* YOUR TASK
Quote every entry word for word.

Code that draws figures
# # # # #

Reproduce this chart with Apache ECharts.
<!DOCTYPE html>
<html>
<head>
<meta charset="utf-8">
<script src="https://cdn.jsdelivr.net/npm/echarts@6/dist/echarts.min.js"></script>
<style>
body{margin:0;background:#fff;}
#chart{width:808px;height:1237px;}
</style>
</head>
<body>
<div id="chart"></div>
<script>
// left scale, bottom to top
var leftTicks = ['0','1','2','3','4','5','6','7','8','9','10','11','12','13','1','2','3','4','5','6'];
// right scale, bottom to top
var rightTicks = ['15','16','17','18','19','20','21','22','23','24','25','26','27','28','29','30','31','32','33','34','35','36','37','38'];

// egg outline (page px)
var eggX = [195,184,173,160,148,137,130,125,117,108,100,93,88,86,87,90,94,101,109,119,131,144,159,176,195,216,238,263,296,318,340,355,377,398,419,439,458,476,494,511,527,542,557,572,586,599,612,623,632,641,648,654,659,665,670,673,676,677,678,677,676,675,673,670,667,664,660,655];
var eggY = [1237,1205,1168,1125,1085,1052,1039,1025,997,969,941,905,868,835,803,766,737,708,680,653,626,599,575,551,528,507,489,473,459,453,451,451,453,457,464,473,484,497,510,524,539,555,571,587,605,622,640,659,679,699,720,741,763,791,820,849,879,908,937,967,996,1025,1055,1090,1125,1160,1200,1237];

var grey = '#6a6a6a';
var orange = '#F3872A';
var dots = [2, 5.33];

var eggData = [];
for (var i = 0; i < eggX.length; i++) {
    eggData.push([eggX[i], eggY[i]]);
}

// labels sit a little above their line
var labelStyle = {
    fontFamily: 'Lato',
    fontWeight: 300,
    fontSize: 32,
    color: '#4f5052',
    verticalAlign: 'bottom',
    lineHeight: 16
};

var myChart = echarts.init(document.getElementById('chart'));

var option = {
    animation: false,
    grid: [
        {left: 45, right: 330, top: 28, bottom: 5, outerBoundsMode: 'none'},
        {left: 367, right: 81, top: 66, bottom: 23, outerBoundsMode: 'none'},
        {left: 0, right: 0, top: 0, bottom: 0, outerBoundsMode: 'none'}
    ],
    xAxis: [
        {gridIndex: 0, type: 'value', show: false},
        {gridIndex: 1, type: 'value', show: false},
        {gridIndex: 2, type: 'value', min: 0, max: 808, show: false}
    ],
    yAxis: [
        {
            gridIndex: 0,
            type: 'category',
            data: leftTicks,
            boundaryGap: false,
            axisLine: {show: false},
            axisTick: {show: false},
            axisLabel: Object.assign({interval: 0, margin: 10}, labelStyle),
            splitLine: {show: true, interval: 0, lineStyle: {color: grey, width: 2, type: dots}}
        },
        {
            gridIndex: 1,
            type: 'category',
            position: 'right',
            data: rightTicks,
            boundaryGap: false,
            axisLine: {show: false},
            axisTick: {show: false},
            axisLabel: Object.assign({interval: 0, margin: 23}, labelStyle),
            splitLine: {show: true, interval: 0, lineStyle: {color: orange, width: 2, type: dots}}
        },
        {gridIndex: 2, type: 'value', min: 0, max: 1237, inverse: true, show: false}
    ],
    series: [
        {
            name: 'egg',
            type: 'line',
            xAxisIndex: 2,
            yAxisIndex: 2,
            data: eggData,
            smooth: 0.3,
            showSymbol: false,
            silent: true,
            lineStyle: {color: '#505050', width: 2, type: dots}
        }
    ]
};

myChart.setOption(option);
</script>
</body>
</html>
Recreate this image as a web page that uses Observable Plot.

# # # # #

* SOLVED EXERCISE
Reproduce this chart with Apache ECharts.
<!DOCTYPE html>
<html>
<head>
<meta charset="utf-8">
<script src="https://cdn.jsdelivr.net/npm/echarts@6/dist/echarts.min.js"></script>
<style>
body{margin:0;background:#fff;}
#chart{width:808px;height:1237px;}
</style>
</head>
<body>
<div id="chart"></div>
<script>
// left scale, bottom to top
var leftTicks = ['0','1','2','3','4','5','6','7','8','9','10','11','12','13','1','2','3','4','5','6'];
// right scale, bottom to top
var rightTicks = ['15','16','17','18','19','20','21','22','23','24','25','26','27','28','29','30','31','32','33','34','35','36','37','38'];

// egg outline (page px)
var eggX = [195,184,173,160,148,137,130,125,117,108,100,93,88,86,87,90,94,101,109,119,131,144,159,176,195,216,238,263,296,318,340,355,377,398,419,439,458,476,494,511,527,542,557,572,586,599,612,623,632,641,648,654,659,665,670,673,676,677,678,677,676,675,673,670,667,664,660,655];
var eggY = [1237,1205,1168,1125,1085,1052,1039,1025,997,969,941,905,868,835,803,766,737,708,680,653,626,599,575,551,528,507,489,473,459,453,451,451,453,457,464,473,484,497,510,524,539,555,571,587,605,622,640,659,679,699,720,741,763,791,820,849,879,908,937,967,996,1025,1055,1090,1125,1160,1200,1237];

var grey = '#6a6a6a';
var orange = '#F3872A';
var dots = [2, 5.33];

var eggData = [];
for (var i = 0; i < eggX.length; i++) {
    eggData.push([eggX[i], eggY[i]]);
}

// labels sit a little above their line
var labelStyle = {
    fontFamily: 'Lato',
    fontWeight: 300,
    fontSize: 32,
    color: '#4f5052',
    verticalAlign: 'bottom',
    lineHeight: 16
};

var myChart = echarts.init(document.getElementById('chart'));

var option = {
    animation: false,
    grid: [
        {left: 45, right: 330, top: 28, bottom: 5, outerBoundsMode: 'none'},
        {left: 367, right: 81, top: 66, bottom: 23, outerBoundsMode: 'none'},
        {left: 0, right: 0, top: 0, bottom: 0, outerBoundsMode: 'none'}
    ],
    xAxis: [
        {gridIndex: 0, type: 'value', show: false},
        {gridIndex: 1, type: 'value', show: false},
        {gridIndex: 2, type: 'value', min: 0, max: 808, show: false}
    ],
    yAxis: [
        {
            gridIndex: 0,
            type: 'category',
            data: leftTicks,
            boundaryGap: false,
            axisLine: {show: false},
            axisTick: {show: false},
            axisLabel: Object.assign({interval: 0, margin: 10}, labelStyle),
            splitLine: {show: true, interval: 0, lineStyle: {color: grey, width: 2, type: dots}}
        },
        {
            gridIndex: 1,
            type: 'category',
            position: 'right',
            data: rightTicks,
            boundaryGap: false,
            axisLine: {show: false},
            axisTick: {show: false},
            axisLabel: Object.assign({interval: 0, margin: 23}, labelStyle),
            splitLine: {show: true, interval: 0, lineStyle: {color: orange, width: 2, type: dots}}
        },
        {gridIndex: 2, type: 'value', min: 0, max: 1237, inverse: true, show: false}
    ],
    series: [
        {
            name: 'egg',
            type: 'line',
            xAxisIndex: 2,
            yAxisIndex: 2,
            data: eggData,
            smooth: 0.3,
            showSymbol: false,
            silent: true,
            lineStyle: {color: '#505050', width: 2, type: dots}
        }
    ]
};

myChart.setOption(option);
</script>
</body>
</html>
Recreate this image as a web page that uses Observable Plot.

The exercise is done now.